DATA SEGMENT:
# # # #
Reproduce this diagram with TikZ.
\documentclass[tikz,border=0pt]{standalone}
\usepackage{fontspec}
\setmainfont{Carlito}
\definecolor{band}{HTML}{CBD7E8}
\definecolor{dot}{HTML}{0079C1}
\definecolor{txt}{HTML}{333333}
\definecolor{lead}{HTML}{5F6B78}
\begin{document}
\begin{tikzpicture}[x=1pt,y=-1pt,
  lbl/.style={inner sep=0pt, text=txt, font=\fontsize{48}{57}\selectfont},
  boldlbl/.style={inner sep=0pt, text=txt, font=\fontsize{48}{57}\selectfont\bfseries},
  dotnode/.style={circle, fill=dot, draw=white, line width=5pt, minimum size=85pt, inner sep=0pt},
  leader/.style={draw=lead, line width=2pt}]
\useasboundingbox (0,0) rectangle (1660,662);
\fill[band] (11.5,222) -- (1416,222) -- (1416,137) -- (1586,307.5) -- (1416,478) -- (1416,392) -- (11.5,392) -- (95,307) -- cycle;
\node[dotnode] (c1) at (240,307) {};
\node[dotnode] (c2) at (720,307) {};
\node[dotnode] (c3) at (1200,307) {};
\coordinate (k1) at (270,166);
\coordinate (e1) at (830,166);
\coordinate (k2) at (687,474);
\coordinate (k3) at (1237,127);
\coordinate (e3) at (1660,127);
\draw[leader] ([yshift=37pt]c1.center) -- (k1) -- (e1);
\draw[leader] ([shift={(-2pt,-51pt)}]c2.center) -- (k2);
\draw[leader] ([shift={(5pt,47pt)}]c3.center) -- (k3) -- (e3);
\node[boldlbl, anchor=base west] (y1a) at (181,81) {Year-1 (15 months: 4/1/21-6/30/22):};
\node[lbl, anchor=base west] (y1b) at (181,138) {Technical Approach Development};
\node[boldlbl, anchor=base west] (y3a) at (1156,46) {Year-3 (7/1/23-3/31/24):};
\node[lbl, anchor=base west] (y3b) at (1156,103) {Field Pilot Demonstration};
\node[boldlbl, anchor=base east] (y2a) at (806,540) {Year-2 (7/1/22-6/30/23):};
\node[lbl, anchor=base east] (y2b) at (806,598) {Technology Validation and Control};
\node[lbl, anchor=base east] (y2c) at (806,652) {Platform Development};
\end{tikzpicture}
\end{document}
# # # #
Extract, word for word, each line of the listing above.

PROBLEM SOLUTION:
Reproduce this diagram with TikZ.
\documentclass[tikz,border=0pt]{standalone}
\usepackage{fontspec}
\setmainfont{Carlito}
\definecolor{band}{HTML}{CBD7E8}
\definecolor{dot}{HTML}{0079C1}
\definecolor{txt}{HTML}{333333}
\definecolor{lead}{HTML}{5F6B78}
\begin{document}
\begin{tikzpicture}[x=1pt,y=-1pt,
  lbl/.style={inner sep=0pt, text=txt, font=\fontsize{48}{57}\selectfont},
  boldlbl/.style={inner sep=0pt, text=txt, font=\fontsize{48}{57}\selectfont\bfseries},
  dotnode/.style={circle, fill=dot, draw=white, line width=5pt, minimum size=85pt, inner sep=0pt},
  leader/.style={draw=lead, line width=2pt}]
\useasboundingbox (0,0) rectangle (1660,662);
\fill[band] (11.5,222) -- (1416,222) -- (1416,137) -- (1586,307.5) -- (1416,478) -- (1416,392) -- (11.5,392) -- (95,307) -- cycle;
\node[dotnode] (c1) at (240,307) {};
\node[dotnode] (c2) at (720,307) {};
\node[dotnode] (c3) at (1200,307) {};
\coordinate (k1) at (270,166);
\coordinate (e1) at (830,166);
\coordinate (k2) at (687,474);
\coordinate (k3) at (1237,127);
\coordinate (e3) at (1660,127);
\draw[leader] ([yshift=37pt]c1.center) -- (k1) -- (e1);
\draw[leader] ([shift={(-2pt,-51pt)}]c2.center) -- (k2);
\draw[leader] ([shift={(5pt,47pt)}]c3.center) -- (k3) -- (e3);
\node[boldlbl, anchor=base west] (y1a) at (181,81) {Year-1 (15 months: 4/1/21-6/30/22):};
\node[lbl, anchor=base west] (y1b) at (181,138) {Technical Approach Development};
\node[boldlbl, anchor=base west] (y3a) at (1156,46) {Year-3 (7/1/23-3/31/24):};
\node[lbl, anchor=base west] (y3b) at (1156,103) {Field Pilot Demonstration};
\node[boldlbl, anchor=base east] (y2a) at (806,540) {Year-2 (7/1/22-6/30/23):};
\node[lbl, anchor=base east] (y2b) at (806,598) {Technology Validation and Control};
\node[lbl, anchor=base east] (y2c) at (806,652) {Platform Development};
\end{tikzpicture}
\end{document}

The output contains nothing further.